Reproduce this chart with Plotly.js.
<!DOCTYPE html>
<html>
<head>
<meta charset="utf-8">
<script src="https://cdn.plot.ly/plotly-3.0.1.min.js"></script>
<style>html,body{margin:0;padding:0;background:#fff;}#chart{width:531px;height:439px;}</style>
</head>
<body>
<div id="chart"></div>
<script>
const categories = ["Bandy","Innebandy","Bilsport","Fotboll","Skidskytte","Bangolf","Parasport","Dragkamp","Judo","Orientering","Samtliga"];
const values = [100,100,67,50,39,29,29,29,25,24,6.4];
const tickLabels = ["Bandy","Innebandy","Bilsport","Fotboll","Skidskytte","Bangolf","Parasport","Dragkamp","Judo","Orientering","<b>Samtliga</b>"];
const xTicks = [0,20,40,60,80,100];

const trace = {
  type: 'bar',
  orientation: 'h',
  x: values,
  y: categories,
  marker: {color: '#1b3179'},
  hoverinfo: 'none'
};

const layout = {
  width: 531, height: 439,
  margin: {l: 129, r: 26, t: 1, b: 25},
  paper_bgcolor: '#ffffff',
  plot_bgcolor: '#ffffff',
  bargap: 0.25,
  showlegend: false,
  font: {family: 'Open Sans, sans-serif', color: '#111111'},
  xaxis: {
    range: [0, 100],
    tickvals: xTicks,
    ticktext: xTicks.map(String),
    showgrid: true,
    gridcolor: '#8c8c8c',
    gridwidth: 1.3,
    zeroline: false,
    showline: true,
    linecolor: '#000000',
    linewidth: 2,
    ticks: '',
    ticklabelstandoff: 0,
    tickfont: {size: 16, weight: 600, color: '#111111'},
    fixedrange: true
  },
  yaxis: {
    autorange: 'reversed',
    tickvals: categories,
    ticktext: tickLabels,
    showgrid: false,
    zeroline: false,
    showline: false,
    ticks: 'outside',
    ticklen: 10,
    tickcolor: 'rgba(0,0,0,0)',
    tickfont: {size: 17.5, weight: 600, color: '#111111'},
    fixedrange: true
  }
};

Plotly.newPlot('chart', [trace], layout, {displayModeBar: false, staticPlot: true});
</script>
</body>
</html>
*-*-*
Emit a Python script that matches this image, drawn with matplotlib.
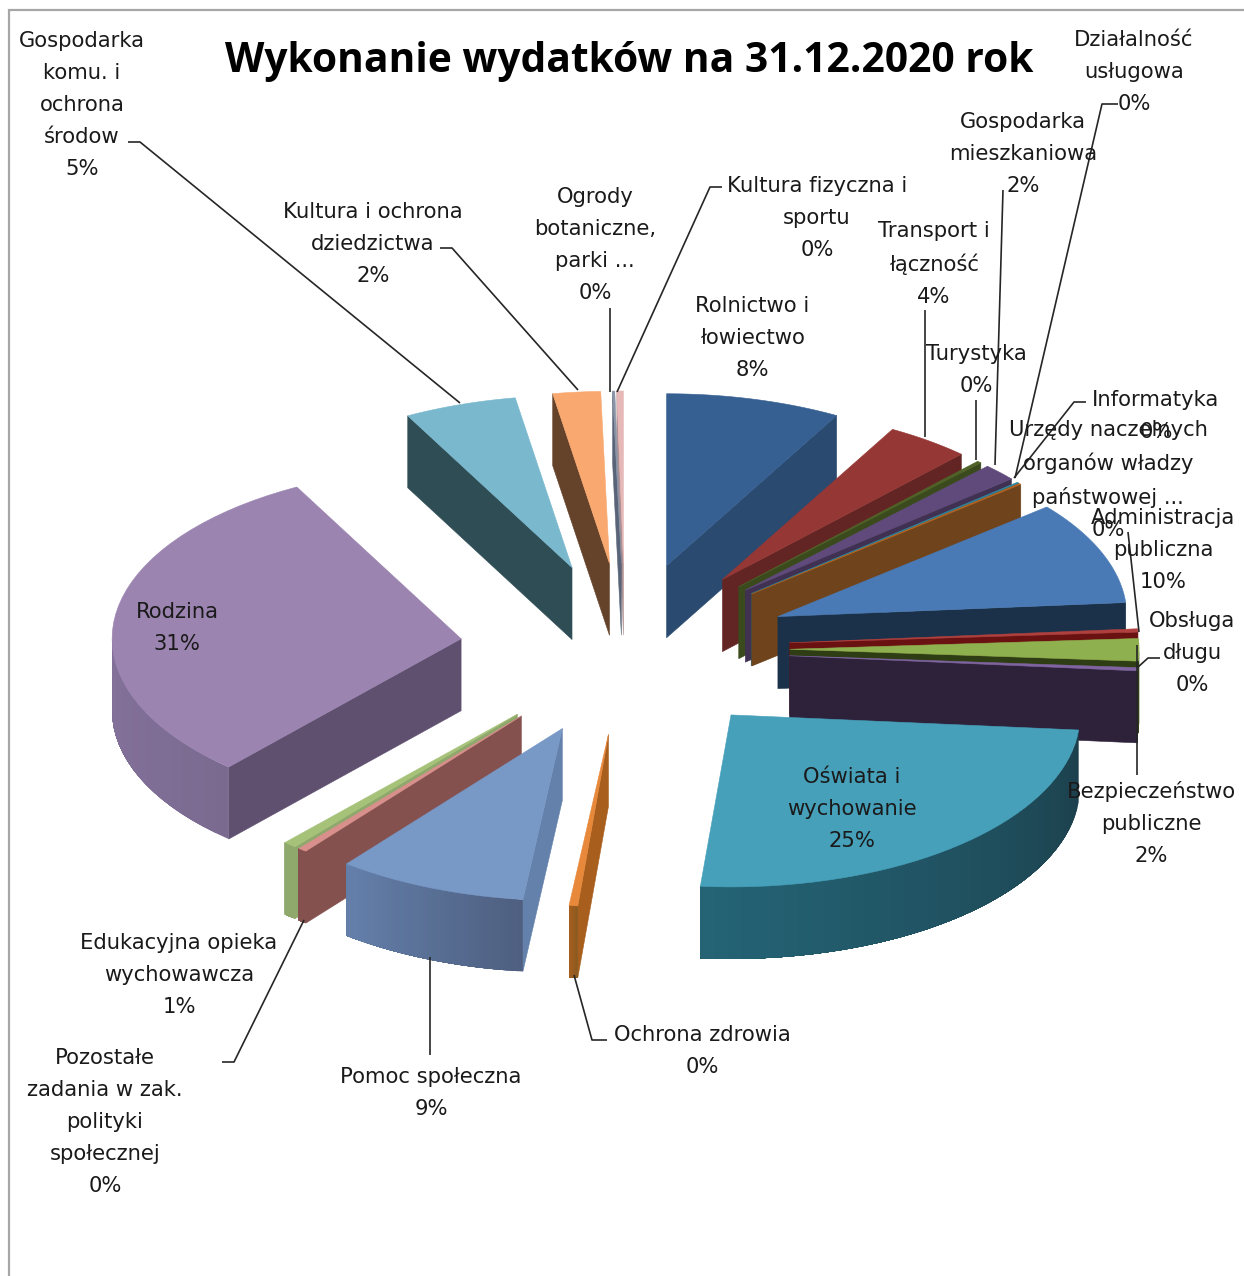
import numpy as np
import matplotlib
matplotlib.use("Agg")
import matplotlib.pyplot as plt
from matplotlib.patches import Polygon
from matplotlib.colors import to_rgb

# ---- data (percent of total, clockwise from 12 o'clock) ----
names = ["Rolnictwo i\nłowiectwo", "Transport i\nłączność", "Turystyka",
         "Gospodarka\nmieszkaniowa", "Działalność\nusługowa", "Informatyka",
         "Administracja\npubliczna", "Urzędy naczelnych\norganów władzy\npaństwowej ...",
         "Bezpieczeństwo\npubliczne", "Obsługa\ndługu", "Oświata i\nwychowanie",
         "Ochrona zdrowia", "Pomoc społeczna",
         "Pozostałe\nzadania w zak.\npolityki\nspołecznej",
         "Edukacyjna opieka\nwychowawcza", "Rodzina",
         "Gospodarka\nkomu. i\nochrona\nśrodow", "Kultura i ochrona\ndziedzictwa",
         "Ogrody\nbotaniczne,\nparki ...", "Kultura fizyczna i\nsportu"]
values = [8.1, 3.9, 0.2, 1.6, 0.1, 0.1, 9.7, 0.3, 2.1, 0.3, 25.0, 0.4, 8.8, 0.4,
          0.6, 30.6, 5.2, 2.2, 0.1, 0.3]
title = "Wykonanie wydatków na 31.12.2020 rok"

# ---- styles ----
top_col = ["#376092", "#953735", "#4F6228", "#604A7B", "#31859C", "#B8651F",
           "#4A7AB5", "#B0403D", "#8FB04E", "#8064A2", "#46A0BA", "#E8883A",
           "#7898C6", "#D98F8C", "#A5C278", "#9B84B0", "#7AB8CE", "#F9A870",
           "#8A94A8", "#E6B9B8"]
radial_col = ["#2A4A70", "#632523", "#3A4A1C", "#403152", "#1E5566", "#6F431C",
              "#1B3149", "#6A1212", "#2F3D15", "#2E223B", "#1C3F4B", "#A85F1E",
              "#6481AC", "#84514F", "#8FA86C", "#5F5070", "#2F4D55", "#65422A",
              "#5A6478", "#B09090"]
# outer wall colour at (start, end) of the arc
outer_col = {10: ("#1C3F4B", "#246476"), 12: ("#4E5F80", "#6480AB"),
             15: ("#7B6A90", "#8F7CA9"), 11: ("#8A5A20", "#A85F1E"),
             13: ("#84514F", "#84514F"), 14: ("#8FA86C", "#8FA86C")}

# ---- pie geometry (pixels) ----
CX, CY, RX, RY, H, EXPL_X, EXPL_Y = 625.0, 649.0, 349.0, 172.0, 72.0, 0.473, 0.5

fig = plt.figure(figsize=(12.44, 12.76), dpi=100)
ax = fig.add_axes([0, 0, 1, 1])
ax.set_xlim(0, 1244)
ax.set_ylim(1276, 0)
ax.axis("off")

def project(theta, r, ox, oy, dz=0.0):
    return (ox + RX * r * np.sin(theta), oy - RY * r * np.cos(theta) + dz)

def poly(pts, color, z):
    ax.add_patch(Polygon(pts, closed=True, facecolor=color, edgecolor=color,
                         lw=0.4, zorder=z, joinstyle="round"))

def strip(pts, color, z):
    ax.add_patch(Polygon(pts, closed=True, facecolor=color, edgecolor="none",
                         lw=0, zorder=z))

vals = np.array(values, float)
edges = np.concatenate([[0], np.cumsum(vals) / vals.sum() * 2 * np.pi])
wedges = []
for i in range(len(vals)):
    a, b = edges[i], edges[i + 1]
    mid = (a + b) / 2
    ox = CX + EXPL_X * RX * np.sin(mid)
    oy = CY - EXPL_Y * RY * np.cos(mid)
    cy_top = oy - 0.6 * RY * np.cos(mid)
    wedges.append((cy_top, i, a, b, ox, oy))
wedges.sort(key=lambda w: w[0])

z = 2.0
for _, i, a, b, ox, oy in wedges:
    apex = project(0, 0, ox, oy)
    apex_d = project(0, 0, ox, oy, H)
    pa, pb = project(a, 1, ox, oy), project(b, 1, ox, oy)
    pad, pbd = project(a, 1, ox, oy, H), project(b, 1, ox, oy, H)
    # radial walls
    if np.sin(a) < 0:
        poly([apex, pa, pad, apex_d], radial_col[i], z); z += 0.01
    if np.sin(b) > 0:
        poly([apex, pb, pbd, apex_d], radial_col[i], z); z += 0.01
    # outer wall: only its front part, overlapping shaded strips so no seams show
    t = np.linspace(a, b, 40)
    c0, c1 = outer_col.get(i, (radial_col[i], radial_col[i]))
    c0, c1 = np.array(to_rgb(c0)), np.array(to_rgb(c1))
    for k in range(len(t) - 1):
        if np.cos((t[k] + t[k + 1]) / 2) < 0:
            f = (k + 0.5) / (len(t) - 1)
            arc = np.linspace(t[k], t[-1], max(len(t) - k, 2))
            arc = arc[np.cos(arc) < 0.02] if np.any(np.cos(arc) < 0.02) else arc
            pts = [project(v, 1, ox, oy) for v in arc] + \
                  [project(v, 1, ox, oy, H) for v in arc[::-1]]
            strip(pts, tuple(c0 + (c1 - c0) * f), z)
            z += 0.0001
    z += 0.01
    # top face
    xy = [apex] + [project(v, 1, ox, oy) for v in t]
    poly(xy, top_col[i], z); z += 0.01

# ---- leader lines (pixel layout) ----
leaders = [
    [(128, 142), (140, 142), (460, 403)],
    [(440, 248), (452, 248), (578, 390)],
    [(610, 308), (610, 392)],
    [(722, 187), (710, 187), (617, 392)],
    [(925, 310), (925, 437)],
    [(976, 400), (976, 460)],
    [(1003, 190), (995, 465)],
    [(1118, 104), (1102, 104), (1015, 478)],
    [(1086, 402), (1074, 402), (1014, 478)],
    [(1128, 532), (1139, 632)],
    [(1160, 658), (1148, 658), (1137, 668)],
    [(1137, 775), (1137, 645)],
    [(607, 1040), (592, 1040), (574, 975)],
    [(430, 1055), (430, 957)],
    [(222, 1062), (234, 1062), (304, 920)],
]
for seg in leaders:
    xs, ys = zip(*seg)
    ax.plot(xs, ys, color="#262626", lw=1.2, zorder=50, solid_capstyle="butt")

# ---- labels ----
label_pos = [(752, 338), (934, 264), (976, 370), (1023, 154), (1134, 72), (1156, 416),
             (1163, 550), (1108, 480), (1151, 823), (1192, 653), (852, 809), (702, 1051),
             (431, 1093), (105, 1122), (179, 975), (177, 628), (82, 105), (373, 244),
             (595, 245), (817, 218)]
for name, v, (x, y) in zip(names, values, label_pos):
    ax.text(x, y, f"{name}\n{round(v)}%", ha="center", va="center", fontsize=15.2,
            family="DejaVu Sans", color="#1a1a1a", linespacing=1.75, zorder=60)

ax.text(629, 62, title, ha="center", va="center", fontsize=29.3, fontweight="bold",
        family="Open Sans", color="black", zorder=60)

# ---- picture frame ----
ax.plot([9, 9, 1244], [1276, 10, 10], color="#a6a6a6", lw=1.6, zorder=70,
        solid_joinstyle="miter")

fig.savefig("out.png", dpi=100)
*-*-*
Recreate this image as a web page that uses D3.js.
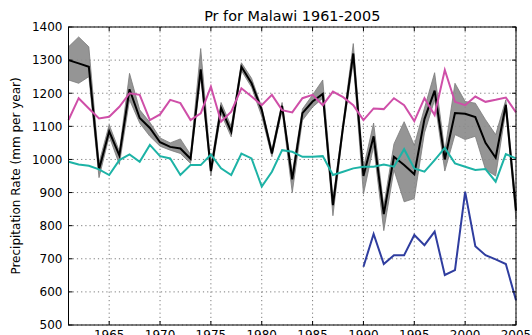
*-*-*
**What to do:** Among the records above, locate the line containing "Emit a Python" and the line containing "from matplotlib.colors import to_rgb", then transcribe exactly the lines starting at the first and ending at the second, with no pictures.

**Output for this exercise:**
Emit a Python script that matches this image, drawn with matplotlib.
import numpy as np
import matplotlib
matplotlib.use("Agg")
import matplotlib.pyplot as plt
from matplotlib.patches import Polygon
from matplotlib.colors import to_rgb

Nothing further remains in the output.